Write out exactly the lines between the line containing "Output the Python" and the line containing "import plotly.graph_objects as go", including both of those lines, and nothing more.

Entries shown:
· · · · ·

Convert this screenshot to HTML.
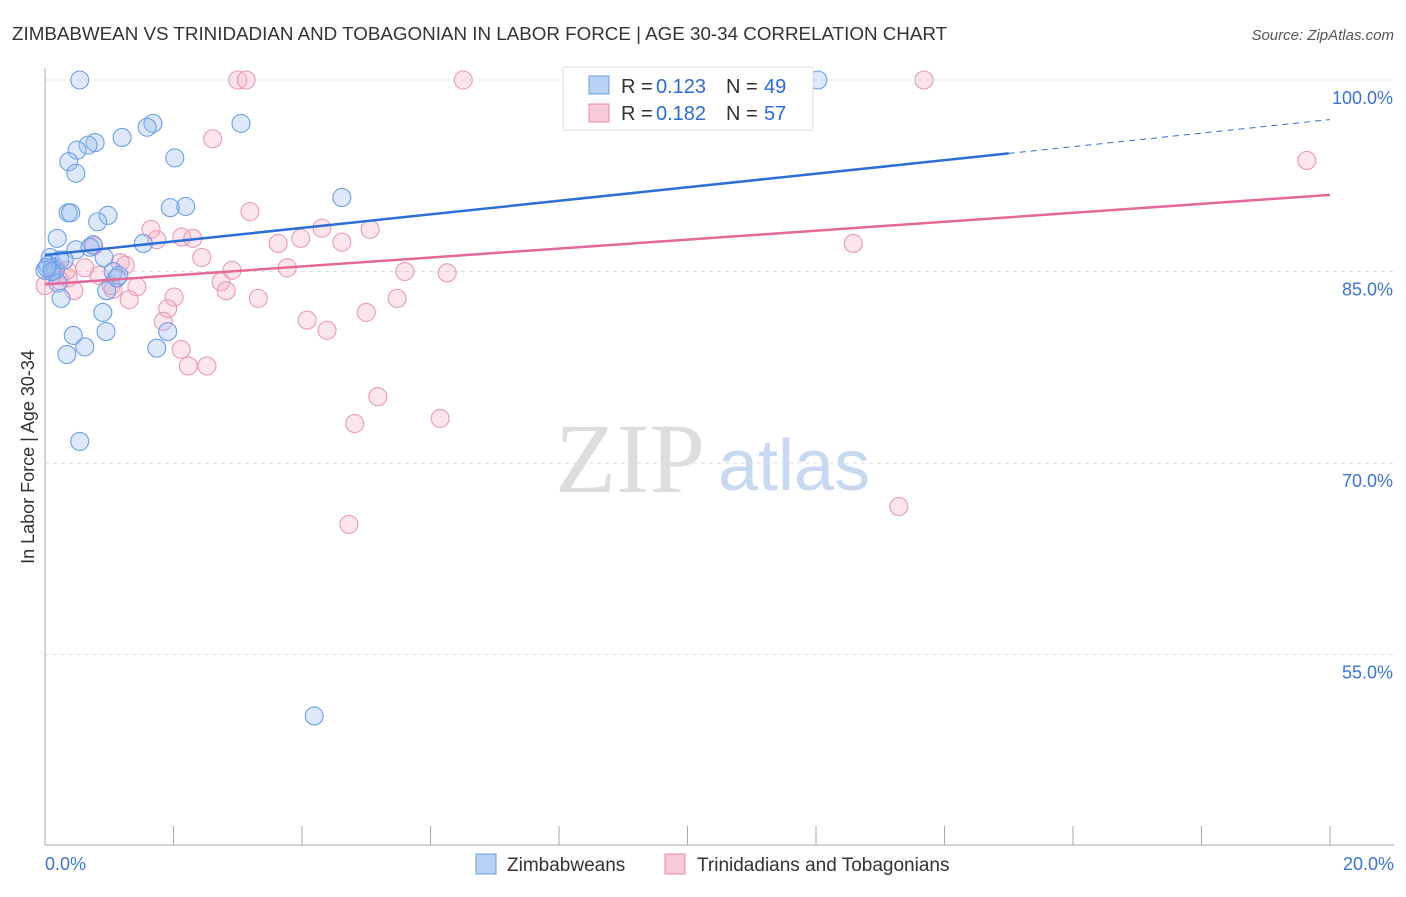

· · · · ·

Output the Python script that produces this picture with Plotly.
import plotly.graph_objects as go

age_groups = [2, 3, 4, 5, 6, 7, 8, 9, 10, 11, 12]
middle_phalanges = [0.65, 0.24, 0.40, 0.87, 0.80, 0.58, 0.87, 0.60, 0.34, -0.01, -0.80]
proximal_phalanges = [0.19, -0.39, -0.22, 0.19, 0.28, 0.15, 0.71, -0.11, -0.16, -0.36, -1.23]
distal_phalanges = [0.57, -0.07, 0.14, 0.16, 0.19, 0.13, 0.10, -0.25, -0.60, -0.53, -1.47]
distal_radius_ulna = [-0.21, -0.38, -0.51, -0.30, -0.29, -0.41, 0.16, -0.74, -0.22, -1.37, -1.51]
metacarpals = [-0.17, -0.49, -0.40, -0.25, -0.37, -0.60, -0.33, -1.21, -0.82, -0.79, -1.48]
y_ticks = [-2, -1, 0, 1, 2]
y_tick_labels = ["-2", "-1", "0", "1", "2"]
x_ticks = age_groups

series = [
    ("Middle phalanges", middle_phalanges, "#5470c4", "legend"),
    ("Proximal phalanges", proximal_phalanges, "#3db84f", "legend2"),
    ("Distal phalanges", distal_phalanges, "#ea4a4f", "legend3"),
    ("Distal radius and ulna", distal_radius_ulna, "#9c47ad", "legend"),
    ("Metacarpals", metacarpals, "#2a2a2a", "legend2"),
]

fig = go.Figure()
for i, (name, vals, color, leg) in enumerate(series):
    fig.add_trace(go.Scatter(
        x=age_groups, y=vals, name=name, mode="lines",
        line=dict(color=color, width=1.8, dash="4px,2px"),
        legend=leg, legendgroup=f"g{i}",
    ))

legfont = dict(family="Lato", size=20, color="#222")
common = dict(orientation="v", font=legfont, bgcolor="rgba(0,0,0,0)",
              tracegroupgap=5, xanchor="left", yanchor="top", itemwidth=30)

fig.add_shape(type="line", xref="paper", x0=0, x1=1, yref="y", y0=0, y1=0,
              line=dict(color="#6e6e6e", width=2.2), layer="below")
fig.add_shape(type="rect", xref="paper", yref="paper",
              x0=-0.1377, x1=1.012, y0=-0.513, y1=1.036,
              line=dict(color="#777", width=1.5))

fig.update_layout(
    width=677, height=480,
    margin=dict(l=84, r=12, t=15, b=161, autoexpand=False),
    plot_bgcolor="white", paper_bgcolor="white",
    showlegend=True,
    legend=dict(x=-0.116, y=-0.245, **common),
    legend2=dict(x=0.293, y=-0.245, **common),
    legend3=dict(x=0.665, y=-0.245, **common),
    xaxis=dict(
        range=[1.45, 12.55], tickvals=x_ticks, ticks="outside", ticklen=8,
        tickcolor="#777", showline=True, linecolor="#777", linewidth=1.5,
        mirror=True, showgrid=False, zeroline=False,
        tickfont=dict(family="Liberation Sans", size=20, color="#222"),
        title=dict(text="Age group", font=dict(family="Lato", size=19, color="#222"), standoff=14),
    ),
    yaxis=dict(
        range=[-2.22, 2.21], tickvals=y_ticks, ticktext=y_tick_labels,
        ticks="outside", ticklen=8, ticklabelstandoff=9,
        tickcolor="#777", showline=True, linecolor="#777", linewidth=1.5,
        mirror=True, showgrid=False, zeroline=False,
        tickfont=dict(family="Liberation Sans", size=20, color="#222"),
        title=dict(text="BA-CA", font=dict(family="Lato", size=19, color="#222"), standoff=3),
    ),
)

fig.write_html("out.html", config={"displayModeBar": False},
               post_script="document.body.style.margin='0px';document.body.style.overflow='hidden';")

· · · · ·

Written response:
Output the Python script that produces this picture with Plotly.
import plotly.graph_objects as go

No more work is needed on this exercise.